The absence of former President Donald Trump from the 2023 Rugby World Cup in France is being interpreted by UK diplomatic sources as a deliberate 'strategic recalibration' of US foreign policy towards European allies. This move, framed as a snub by some, must be viewed through the lens of threat vectors and geopolitical chess. Trump's decision to avoid a high-profile multilateral event suggests a pivot away from traditional alliance-softening gestures.

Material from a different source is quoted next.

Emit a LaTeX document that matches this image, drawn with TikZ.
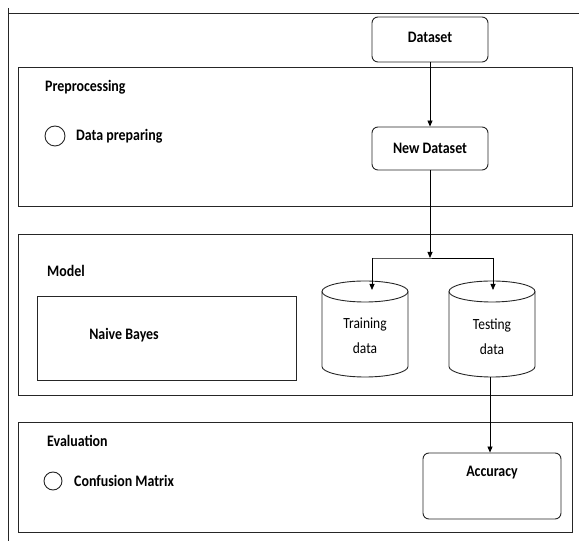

For intelligence analysts, this is a signal of hardened transactional diplomacy, where presence at such events is traded for tangible concessions. The real threat lies in the vacuum: without US soft power projection at the tournament, China and Russia see an opportunity to deepen inroads with Pacific Island nations and European fringe states. The hardware is not on the pitch; it is in the boardrooms where trade deals and basing rights are negotiated while the cameras roll elsewhere.
UK diplomatic cables indicate this is not a scheduling conflict but a calculated move to pressure allies on NATO burden-sharing and trade tariffs. Expect a cascade of bilateral meetings in the weeks following the tournament, each a miniature summit rebuilding what was deliberately left broken. This is a classic intelligence failure waiting to happen: underestimating the signal of a no-show.
The World Cup is a stage, and Trump’s empty chair is a message that America first means America alone, unless the price is right.